Since the images used on the sites may differ, we’ve chosen an indirect method of assessing image similarity. For each product, we base ourselves on the images of the product pages that have already been matched, to compare them with the images from the proposals. The more similar a proposal is to one of the images on the product pages, the higher the score.
Identification of negative indicators
For this final step, the primary objective is to reject proposals. If our job is to accept correct proposals as fast as possible, we must just as quickly reject outliers to focus our efforts on ambiguous proposals.
The negative indicators that can lead to proposal rejection are the following:
- Other GTINs found (especially if they are visible on the page and not hidden in the code).
- Other SKUs of the same brand found in the product page title.
- A deviation in price vis-à-vis the prices charged on other sites for the same product.
- The proposal was found in a geographical area outside the scope of the product (in the case of regional products).
The last two indicators are strong, but cannot be considered decisive. They will weigh more than other discriminating indicators.
The results are presented in percentage, scaling from Good to Bad. From here, we decide between correspondence, incompatibility or manual validation. Therefore:
- If a match has more than 90% compatibility, it will be accepted. False positives can be identified later by our quality assurance system.

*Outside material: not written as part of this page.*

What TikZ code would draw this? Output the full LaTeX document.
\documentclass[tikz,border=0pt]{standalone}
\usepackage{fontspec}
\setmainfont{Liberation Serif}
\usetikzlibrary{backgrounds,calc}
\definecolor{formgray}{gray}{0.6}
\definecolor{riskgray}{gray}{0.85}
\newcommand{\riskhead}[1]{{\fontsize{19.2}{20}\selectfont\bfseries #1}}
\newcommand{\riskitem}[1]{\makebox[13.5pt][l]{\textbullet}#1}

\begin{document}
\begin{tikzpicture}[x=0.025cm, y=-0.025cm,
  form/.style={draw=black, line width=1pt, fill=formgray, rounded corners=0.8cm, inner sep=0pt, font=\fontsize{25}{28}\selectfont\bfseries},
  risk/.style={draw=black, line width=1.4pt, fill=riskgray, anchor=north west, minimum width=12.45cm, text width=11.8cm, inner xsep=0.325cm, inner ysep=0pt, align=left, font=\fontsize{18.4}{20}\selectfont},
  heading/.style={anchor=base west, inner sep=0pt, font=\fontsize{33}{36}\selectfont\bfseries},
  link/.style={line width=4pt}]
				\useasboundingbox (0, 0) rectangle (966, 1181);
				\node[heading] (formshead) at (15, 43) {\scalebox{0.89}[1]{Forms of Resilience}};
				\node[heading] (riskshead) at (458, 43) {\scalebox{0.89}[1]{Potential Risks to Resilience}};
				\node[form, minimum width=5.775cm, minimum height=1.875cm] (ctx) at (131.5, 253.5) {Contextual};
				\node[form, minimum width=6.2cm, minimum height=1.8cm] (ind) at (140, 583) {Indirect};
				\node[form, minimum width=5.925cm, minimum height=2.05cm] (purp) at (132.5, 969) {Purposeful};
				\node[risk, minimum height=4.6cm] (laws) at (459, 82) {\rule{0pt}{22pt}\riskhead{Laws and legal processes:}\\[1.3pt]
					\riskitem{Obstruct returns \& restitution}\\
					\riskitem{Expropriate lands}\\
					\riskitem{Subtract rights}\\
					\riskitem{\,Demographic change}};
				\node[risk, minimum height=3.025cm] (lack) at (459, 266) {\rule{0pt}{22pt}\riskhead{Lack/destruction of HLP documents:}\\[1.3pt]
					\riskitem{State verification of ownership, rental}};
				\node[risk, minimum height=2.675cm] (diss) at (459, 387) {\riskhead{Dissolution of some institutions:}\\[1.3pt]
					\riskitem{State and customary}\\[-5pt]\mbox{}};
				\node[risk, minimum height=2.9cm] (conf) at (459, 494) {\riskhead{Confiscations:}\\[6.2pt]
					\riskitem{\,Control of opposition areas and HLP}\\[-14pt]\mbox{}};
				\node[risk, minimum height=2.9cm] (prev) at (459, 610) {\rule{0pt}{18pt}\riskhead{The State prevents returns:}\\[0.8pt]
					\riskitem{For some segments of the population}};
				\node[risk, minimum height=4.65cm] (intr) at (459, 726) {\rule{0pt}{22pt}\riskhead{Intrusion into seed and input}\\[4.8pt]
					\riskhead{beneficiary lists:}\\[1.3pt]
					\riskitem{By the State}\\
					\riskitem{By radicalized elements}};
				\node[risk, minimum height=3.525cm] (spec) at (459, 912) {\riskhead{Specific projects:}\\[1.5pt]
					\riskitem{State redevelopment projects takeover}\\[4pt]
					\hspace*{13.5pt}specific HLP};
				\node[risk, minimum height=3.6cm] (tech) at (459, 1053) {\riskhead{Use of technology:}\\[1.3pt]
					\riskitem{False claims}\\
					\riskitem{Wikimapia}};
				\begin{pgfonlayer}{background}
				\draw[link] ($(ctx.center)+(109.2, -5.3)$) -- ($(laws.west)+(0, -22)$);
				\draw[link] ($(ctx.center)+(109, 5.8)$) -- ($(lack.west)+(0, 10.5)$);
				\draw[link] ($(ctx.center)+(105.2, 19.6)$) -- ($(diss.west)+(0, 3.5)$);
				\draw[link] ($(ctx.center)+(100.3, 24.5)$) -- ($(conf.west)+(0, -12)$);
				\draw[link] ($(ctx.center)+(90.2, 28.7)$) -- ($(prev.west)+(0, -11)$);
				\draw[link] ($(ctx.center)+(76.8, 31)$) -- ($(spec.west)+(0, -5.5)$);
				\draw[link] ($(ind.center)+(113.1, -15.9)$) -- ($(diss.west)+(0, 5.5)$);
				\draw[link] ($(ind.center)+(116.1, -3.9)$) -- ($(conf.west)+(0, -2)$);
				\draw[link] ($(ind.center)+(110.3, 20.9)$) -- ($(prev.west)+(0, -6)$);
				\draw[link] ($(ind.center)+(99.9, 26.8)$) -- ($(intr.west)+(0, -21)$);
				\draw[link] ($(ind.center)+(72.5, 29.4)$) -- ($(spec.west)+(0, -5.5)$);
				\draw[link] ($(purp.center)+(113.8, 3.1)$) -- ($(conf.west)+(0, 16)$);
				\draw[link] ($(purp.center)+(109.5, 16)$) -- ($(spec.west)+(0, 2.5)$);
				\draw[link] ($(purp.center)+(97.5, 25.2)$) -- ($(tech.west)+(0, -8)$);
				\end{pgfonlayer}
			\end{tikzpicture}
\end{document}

- If a match is more than 90% incompatible, it will be rejected. The true negatives can be reassessed with each change in comparative factors.
- The rest are accepted or refused under human judgment.
Of every 100 proposals today, approximately 10 are accepted automatically, 30 are processed manually and 60 are rejected automatically.
Thanks to this system, we have significantly increased both the quality of data and its processing speed.